The Kronosaurus‘ mouth features a ribbed palate, a huge tongue, and, of course, lots and lots of conical teeth, sharp enough to be pleasing, yet not enough to present a potential hazard. Most of the wrinkles carved into the body are sparse and subtle, but the ones on its neck and at its shoulders and hips are much more pronounced. There are also a few small, wart-like bumps scattered across the skin. The flippers are long, thick, and muscular, perfect for propelling the animal rapidly through the depths. Similarly, the stocky neck would enable ol’ Keelhaul here to shake a victim to death, then tear the corpse apart piece by piece.

On that note, let’s talk about this toy’s action feature. The Kronosaurus‘ lower jaw is hinged, allowing the mouth to clamp shut, open wide, or chomp down on other toys as shown below. Needless to say, this is quite a fun feature, one that will appeal to many adult collectors and certainly any child. I know my eight year old self would been head over heels with this toy. It would have been devouring other aquatic beasts or G.I. Joes all day long. The only down side is that there’s a very visible seam along the jawline, especially when the mouth is closed.
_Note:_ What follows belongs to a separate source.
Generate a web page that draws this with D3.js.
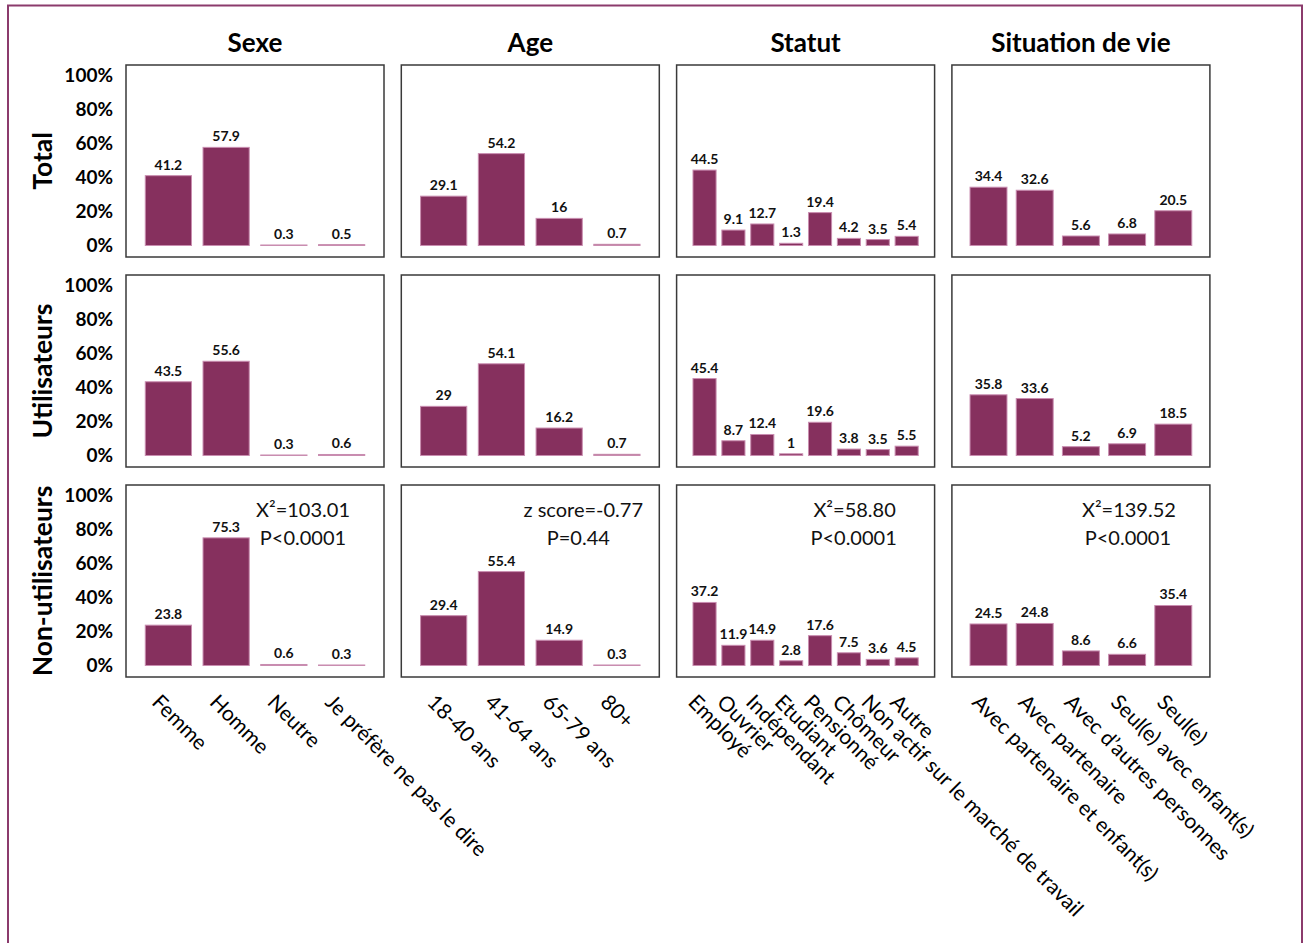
<!DOCTYPE html>
<html>
<head>
<meta charset="utf-8">
<script src="https://cdn.jsdelivr.net/npm/d3@7"></script>
<style>
  html, body { margin: 0; padding: 0; background: #fff; }
  svg { display: block; font-family: Lato, "Open Sans", sans-serif; }
</style>
</head>
<body>
<svg id="chart" width="1304" height="943"></svg>
<script>
// Column groups and their categories
const groupTitles = ["Sexe", "Age", "Statut", "Situation de vie"];
const rowTitles = ["Total", "Utilisateurs", "Non-utilisateurs"];

const sexeCategories = ["Femme", "Homme", "Neutre", "Je préfère ne pas le dire"];
const ageCategories = ["18-40 ans", "41-64 ans", "65-79 ans", "80+"];
const statutCategories = ["Employé", "Ouvrier", "Indépendant", "Etudiant", "Pensionné", "Chômeur", "Non actif sur le marché de travail", "Autre"];
const situationCategories = ["Avec partenaire et enfant(s)", "Avec partenaire", "Avec d’autres personnes", "Seul(e) avec enfant(s)", "Seul(e)"];

// Percentages per row (Total, Utilisateurs, Non-utilisateurs)
const sexeTotal = [41.2, 57.9, 0.3, 0.5];
const sexeUsers = [43.5, 55.6, 0.3, 0.6];
const sexeNonUsers = [23.8, 75.3, 0.6, 0.3];

const ageTotal = [29.1, 54.2, 16, 0.7];
const ageUsers = [29, 54.1, 16.2, 0.7];
const ageNonUsers = [29.4, 55.4, 14.9, 0.3];

const statutTotal = [44.5, 9.1, 12.7, 1.3, 19.4, 4.2, 3.5, 5.4];
const statutUsers = [45.4, 8.7, 12.4, 1, 19.6, 3.8, 3.5, 5.5];
const statutNonUsers = [37.2, 11.9, 14.9, 2.8, 17.6, 7.5, 3.6, 4.5];

const situationTotal = [34.4, 32.6, 5.6, 6.8, 20.5];
const situationUsers = [35.8, 33.6, 5.2, 6.9, 18.5];
const situationNonUsers = [24.5, 24.8, 8.6, 6.6, 35.4];

// Test statistics shown in the non-users row
const testStats = [
  ["X²=103.01", "P<0.0001"],
  ["z score=-0.77", "P=0.44"],
  ["X²=58.80", "P<0.0001"],
  ["X²=139.52", "P<0.0001"]
];

const yTicks = [0, 20, 40, 60, 80, 100];

const columns = [
  { categories: sexeCategories, rows: [sexeTotal, sexeUsers, sexeNonUsers] },
  { categories: ageCategories, rows: [ageTotal, ageUsers, ageNonUsers] },
  { categories: statutCategories, rows: [statutTotal, statutUsers, statutNonUsers] },
  { categories: situationCategories, rows: [situationTotal, situationUsers, situationNonUsers] }
];

// Layout
const panelX0 = 126, panelStepX = 275.3, panelW = 258;
const panelY0 = 65, panelStepY = 210, panelH = 192;
const innerTop = 11, innerBottom = 11.5;
const barColor = "#86305e";
const barEdge = "#c98db0";

const svg = d3.select("#chart");

// Outer frame
svg.append("path")
  .attr("d", "M8,950 V5.5 H1302 V950")
  .attr("fill", "none")
  .attr("stroke", "#8b3b6c")
  .attr("stroke-width", 2);

// Column titles
groupTitles.forEach((t, c) => {
  svg.append("text")
    .attr("x", panelX0 + c * panelStepX + panelW / 2)
    .attr("y", 52)
    .attr("text-anchor", "middle")
    .attr("font-size", 26)
    .attr("font-weight", 700)
    .attr("fill", "#000")
    .text(t);
});

rowTitles.forEach((rowName, r) => {
  const top = panelY0 + r * panelStepY;
  const y = d3.scaleLinear().domain([0, 100]).range([top + panelH - innerBottom, top + innerTop]);

  // Row label
  svg.append("text")
    .attr("transform", `translate(52,${top + panelH / 2}) rotate(-90)`)
    .attr("text-anchor", "middle")
    .attr("font-size", 26.5)
    .attr("font-weight", 700)
    .attr("fill", "#000")
    .text(rowName);

  // Y axis labels
  const axis = svg.append("g")
    .attr("transform", "translate(116,0)")
    .call(d3.axisLeft(y).tickValues(yTicks).tickFormat(d => d + "%").tickSize(0).tickPadding(3));
  axis.select(".domain").remove();
  axis.selectAll("text")
    .attr("font-family", "Lato, 'Open Sans', sans-serif")
    .attr("font-size", 19)
    .attr("font-weight", 700)
    .attr("fill", "#000")
    .attr("dy", "0.3em");

  columns.forEach((col, c) => {
    const left = panelX0 + c * panelStepX;
    const x = d3.scaleBand()
      .domain(col.categories)
      .range([left + 13.5, left + panelW - 13.5])
      .paddingInner(0.2)
      .paddingOuter(0.1);
    const values = col.rows[r];
    const g = svg.append("g");

    // Panel frame
    g.append("rect")
      .attr("x", left)
      .attr("y", top)
      .attr("width", panelW)
      .attr("height", panelH)
      .attr("fill", "#fff")
      .attr("stroke", "#3a3a3a")
      .attr("stroke-width", 1.5);

    // Bars
    g.selectAll("rect.bar")
      .data(values)
      .join("rect")
      .attr("class", "bar")
      .attr("x", (d, i) => x(col.categories[i]))
      .attr("width", x.bandwidth())
      .attr("y", d => y(d))
      .attr("height", d => y(0) - y(d))
      .attr("fill", barColor)
      .attr("stroke", barEdge)
      .attr("stroke-width", 1);

    // Value labels
    g.selectAll("text.val")
      .data(values)
      .join("text")
      .attr("class", "val")
      .attr("x", (d, i) => x(col.categories[i]) + x.bandwidth() / 2)
      .attr("y", d => y(d) - 6)
      .attr("text-anchor", "middle")
      .attr("font-size", 14)
      .attr("font-weight", 700)
      .attr("fill", "#111")
      .text(d => String(d));

    // Test statistics in the last row
    if (r === 2) {
      const offsets = [[177, 177], [182, 177], [178, 177], [177, 176]][c];
      testStats[c].forEach((line, k) => {
        g.append("text")
          .attr("x", left + offsets[k])
          .attr("y", top + 32 + k * 28)
          .attr("text-anchor", "middle")
          .attr("font-size", 20)
          .attr("fill", "#111")
          .text(line);
      });

      // Rotated category labels under the panels
      col.categories.forEach(cat => {
        const cx = x(cat) + x.bandwidth() / 2;
        svg.append("text")
          .attr("transform", `translate(${cx - 7},${top + panelH + 16}) rotate(45)`)
          .attr("dy", "0.71em")
          .attr("font-size", 21)
          .attr("fill", "#000")
          .text(cat);
      });
    }
  });
});
</script>
</body>
</html>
And we mustn’t forget to discuss scientific accuracy. This Kronosaurus does have a small error in that there ought to be a diastema (gap in the tooth row) between the last pair of premaxillary teeth and the first pair of maxillary teeth. I’m not going to fault CollectA too much for this, as it’s relatively difficult to find good, up-to-date reference material for Kronosaurus. Indeed, the only mounted specimen, located at Harvard University, has been dubbed “Plasterosaurus” for the amount of fake bones it contains. Aside from the teeth, however, this toy measures up very well. The head is appropriately massive and well-fleshed out. The flippers are correctly proportioned with the rear pair being larger. And the chunky tail features a small fluke. There’s no direct evidence for such a feature on Kronosaurus as of this writing, but given that some of its relatives such as Rhomaleosaurus possessed them, the possibility exists.

Overall, this is a highly impressive and fun figure, one that will surely terrorize the other denizens of the deep in your collection. Would also be great to play with the bathtub or the swimming pool! Kronosaurus was my favourite prehistoric sea monster as a kid and Keelhaul here has captured its mighty essence wonderfully.

Thanks go out to CollectA for this review sample!